If I told you I could get you into a Dodge Durango R/T for $250 per month, you'd probably be like, "where do I sign?" But then I'd show you the paperwork and you'd see that that particular Durango costs $45,000 and is financed over 25 years at 4.5% and you'll have paid over $30,000 in interest by the time you're done paying it off. If you think that's a good deal, I've got some swamp land to sell you.

First thing's first: Negotiate the best price on the new vehicle that you can with the options you want. Shop around and don't be afraid to walk out the door. Don't go in to the dealership planning to buy. Go in planning to negotiate and get information. The buying comes later.
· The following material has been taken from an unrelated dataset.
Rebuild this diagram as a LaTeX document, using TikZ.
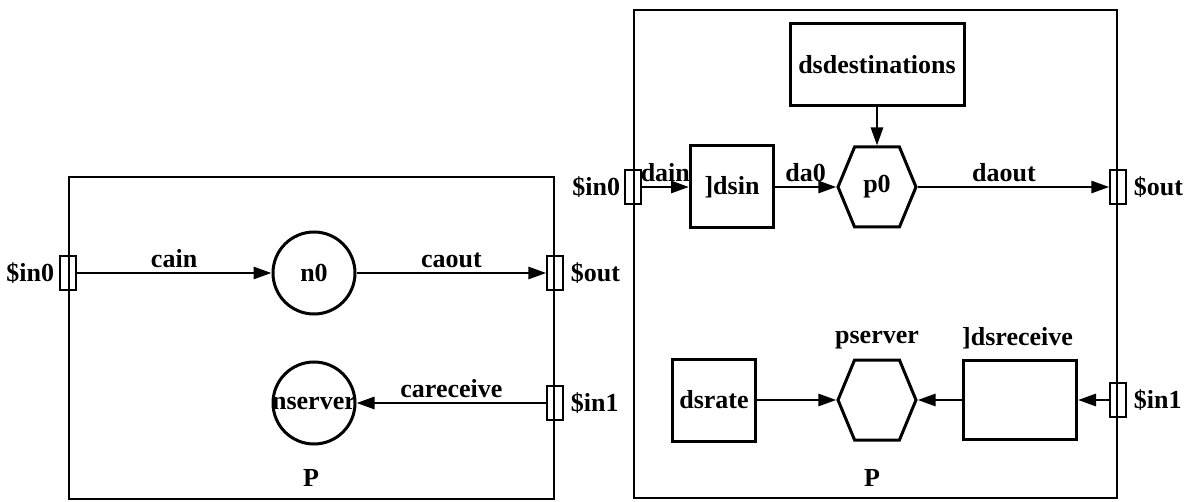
\documentclass[tikz,border=0pt]{standalone}
\usepackage{fontspec}
\setmainfont{Liberation Serif}
\usetikzlibrary{positioning, arrows.meta, shapes.symbols}
\tikzset{
  >={Triangle[length=18pt, width=12pt]},
  every node/.style={font=\fontsize{26}{30}\selectfont\bfseries},
  frame/.style={
    rectangle, draw, line width=2.6pt, inner sep=0pt
  },
  actor/.style={
    rectangle, draw, line width=3pt, inner sep=0pt,
    minimum width=83pt, minimum height=82pt
  },
  procnode/.style={
    circle, draw, line width=3pt, inner sep=0pt, minimum size=82pt
  },
  hexnode/.style={
    signal, signal to=west and east, signal pointer angle=135,
    draw, line width=3pt, inner sep=0pt,
    minimum width=78pt, minimum height=80pt
  },
  port/.style={
    rectangle, draw, line width=2pt, inner sep=0pt,
    minimum width=16pt, minimum height=34pt
  },
  chan/.style={->, line width=2.8pt},
  chanlabel/.style={above, inner sep=4pt}
}

\begin{document}
\begin{tikzpicture}[x=1pt, y=-1pt]
\useasboundingbox (0,0) rectangle (1196,502);

% Left process P
\node[frame, minimum width=485pt, minimum height=322pt] (leftP) at (311.5,338) {};
\node (leftname) at (311,478) {P};

\node[procnode] (n0) at (314,273) {n0};
\node[procnode] (nserver) at (314,403) {\makebox[0pt]{nserver}};

\node[port] (lin0) at (leftP.west |- n0) {};
\node[port] (lout) at (leftP.east |- n0) {};
\node[port] (lin1) at (leftP.east |- nserver) {};
\node[left=1pt of lin0] (lin0name) {\$in0};
\node[right=3pt of lout] (loutname) {\$out};
\node[right=3pt of lin1] (lin1name) {\$in1};

\draw[chan] (lin0.east) -- node[chanlabel] {cain} (n0.west);
\draw[chan] (n0.east) -- node[chanlabel] {caout} (lout.west);
\draw[chan] (lin1.west) -- node[chanlabel] {careceive} (nserver.east);

% Right process P
\node[frame, minimum width=483pt, minimum height=488pt] (rightP) at (875.5,254) {};
\node (rightname) at (872,478) {P};

\node[hexnode] (p0) at (877,187) {p0};
\node[actor] (dsin) at (732,187) {]dsin};
\node[actor, minimum width=174pt] (dsdest) at (877,65) {dsdestinations};

\node[hexnode] (pserver) at (877,400) {};
\node[above=6pt of pserver] (pservername) {pserver};
\node[actor] (dsrate) at (714,400) {dsrate};
\node[actor, minimum width=113pt, minimum height=79pt] (dsreceive) at (1020,400) {};
\node[anchor=south west, inner sep=0pt, yshift=10pt] (dsreceivename) at (dsreceive.north west) {]dsreceive};

\node[port] (rin0) at (rightP.west |- p0) {};
\node[port] (rout) at (rightP.east |- p0) {};
\node[port] (rin1) at (rightP.east |- pserver) {};
\node[left=0pt of rin0] (rin0name) {\$in0};
\node[right=3pt of rout] (routname) {\$out};
\node[right=3pt of rin1] (rin1name) {\$in1};

\draw[chan] (rin0.east) -- node[chanlabel] {dain} (dsin.west);
\draw[chan] (dsin.east) -- node[chanlabel] {da0} (p0.west);
\draw[chan] (p0.east) -- node[chanlabel, pos=0.45] {daout} (rout.west);
\draw[chan] (dsdest.south) -- (p0.north);
\draw[chan] (rin1.west) -- (dsreceive.east);
\draw[chan] (dsreceive.west) -- (pserver.east);
\draw[chan] (dsrate.east) -- (pserver.west);

\end{tikzpicture}
\end{document}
Next: Secure your financing through your own bank first. If the dealer offers a better financing deal, go ahead with that if you're comfortable with it, but check the terms of the loan before signing. Not all loans are the same. FYI, I went in with a preapproved check for up to $40k from my credit union fully expecting to use that with an interest rate of 3%, but the dealer managed to secure 3rd party financing through a bank for 1.8%. Not surprisingly, I went with the dealer's financing.

Finally, negotiate the trade in last. Always last. Don't be afraid to sell on the private market if needed. And don't be afraid to walk if the trade in deal stinks. Dealers aren't going to want to lose a sale because they couldn't reach a deal on trade in. But you've got to show them you're willing to walk. If you've followed my advice about going to more than 1 dealer, sometimes you'll find that the trade in can become the biggest part of the deal. The dealers have much more wiggle room when negotiating trade ins than the new car purchase. In some cases, I've gotten 1 number from one dealer, went to another and the $$$ they were going to give me for my trade was double that of the 1st dealer. Went back to the 1st dealer with that info and the 1st dealer matched it + another 10%. So it pays to shop around.

And to answer your original question about my purchase. I purchased a 2014 Durango R/T last year. Tech package, nappa leather, tow group, and all the other goodies. MSRP was $47,500. I paid $42,400 out the door with tax, title, and license. But that's also employee pricing (5% below invoice) as I have a family member that works for Chrysler. My monthly payment is $380 and some change because I put down $20k.